In Japan's Disaster Zone, Recovery Is Just Beginning

  • Share
  • Read Later
Sankei / Sankei via Getty Images

Japanese volunteers remove debris in the town of Minamisanriku, which was hit by the March 11 earthquake and tsunami, on Oct. 13, 2011

At six in the morning, the alarm sounds and the bodies sleeping on the floor of the Tono sports hall come to life. After a hurried breakfast, there are morning exercises and the first pep talk of the day before teams of volunteers are bussed to the tsunami-hit regions an hour and a half away. The Magokoro relief center is the only facility in the region that accommodates long-term volunteers, and in the seven and a half months since the disaster, some 40,000 people have passed through its doors.

Though conditions there are fairly rudimentary — tatami mats and a gym hall for sleeping, microwaves and hot water for cooking — the operation runs with military precision. Every day since March, the center has sent out teams of volunteers to wherever they are needed. Their tasks range from shoveling tons of rotting fish from farmland to recovering photographs and personal items from the wreckage.

When people arrive, they are often astonished by the scale of the destruction and the scope of what remains to do. ''When I first arrived, I expected most things to be already sorted out," explains Makoto Yanagisawa, a volunteer-operations coordinator. "I couldn't believe what I saw." It's easy to understand why: much of downtown Kamaishi looks as though the tsunami swept through it days, not months, ago with shop premises still littered with wreckage and crumpled cars lining the roadsides.

Like many people there, Yanagisawa intended to stay for just a few days, but ended up staying for months. A former stem-cell researcher, he left his assistant professorship in the U.S. to help with the reconstruction effort. Today, he has no plans to return to the world of research. "Science is important," he tells me, "But this is even more important. I couldn't live with myself if I turned my back on these people now."

Everyone works a 16-hour day: the lights go out at 10 p.m. and come back on at 6 a.m. When people aren't sleeping, they're working. "I could take a few days off," explains Yuki Haramoto, a 22-year-old economics student. "But why would I want to?" She first came to Magokoro with her university and decided to stay on, much to the dismay of her parents. She's currently putting university on hold and isn't sure if she'll ever go back. "There's more to learn here than there is at university," she explains.

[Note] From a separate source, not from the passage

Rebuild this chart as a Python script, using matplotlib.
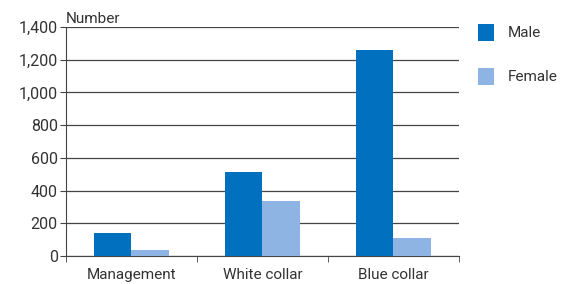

The volunteers work with communities that have, quite literally, been torn apart. Families who lived side by side for generations have been uprooted and moved into temporary, prefabricated homes. Since there's no room for them in the cities, the temporary structures stand in rows right on the edge of towns and villages, a long way from local amenities and even further from the places their residents previously lived. Due to the small size of these temporary cabins, large families are sometimes separated. The government says that they could remain there for two years, though almost everyone expects it to take longer.

It's not until my fourth day with the volunteers that the word suicide is mentioned. The emotional toll of the disaster and its aftermath weigh heavy on survivors. Everyone has story: the mother who watched as her 4-year-old daughter was swept away; the young man who lost his fiancée; the widowed fisherman who survived by drinking spring water. It's easy to succumb to despair.

Volunteers like Keisuke Kajiwara try to ease their burden. Six months ago he made the 1,000-mile (1,600 km) trip from Fukuoka to help. He hasn't been home since. During the time I spend with him, he fields phone calls from people living in temporary houses. One needs a battery for a hearing aid, another requests help fixing a punctured bicycle. Others just need someone to listen.

In addition to phone calls and house-to-house visits, the volunteers try to get people out of their claustrophobic prefab cabins and into one of 48 community centers dotted around the temporary housing estates. From "tapping touch" massage sessions to live music, they'll try anything to get people into public spaces, where experiences can be shared. Agriculture is also taking on real significance. Allotment areas and community gardens have been constructed to let people work the land together — less for the food, and more for the other benefits of growing things together.

Among both survivors and volunteers, there's real frustration toward authorities. "I hate to criticize my government," said one volunteer, "but I just want them to do something." It's a sentiment echoed by local residents. "We could hold on if we knew what we're meant to be holding on for," explains Zenichi Kawasaki, a former fisherman who is currently rebuilding his home single-handedly. "That's what I want the world to know." The local authorities have warned him that his home will be torn down in the reconstruction of the Hakozaki neighborhood, but he is continuing regardless. "The important thing is to have a home — that's the first thing. I don't want to stay in a temporary house. I'll deal with the other problems as they come."

But things may get worse before they get better. Winters are bleak in this part of the country, with snow and extreme temperatures keeping people indoors. The risk is that the very people who managed to survive days without food, water and heat, who camped in the freezing mountains with nothing more than the clothes they stood in, will be broken by the failure of the reconstruction plans and what feels like indifference from the outside world. "Some people come ask me, 'Do you still need volunteers?'" 22-year-old Haramoto explains as she greets newcomers at the center's improvised reception desk. "Of course we do. This isn't the end — it's just the beginning."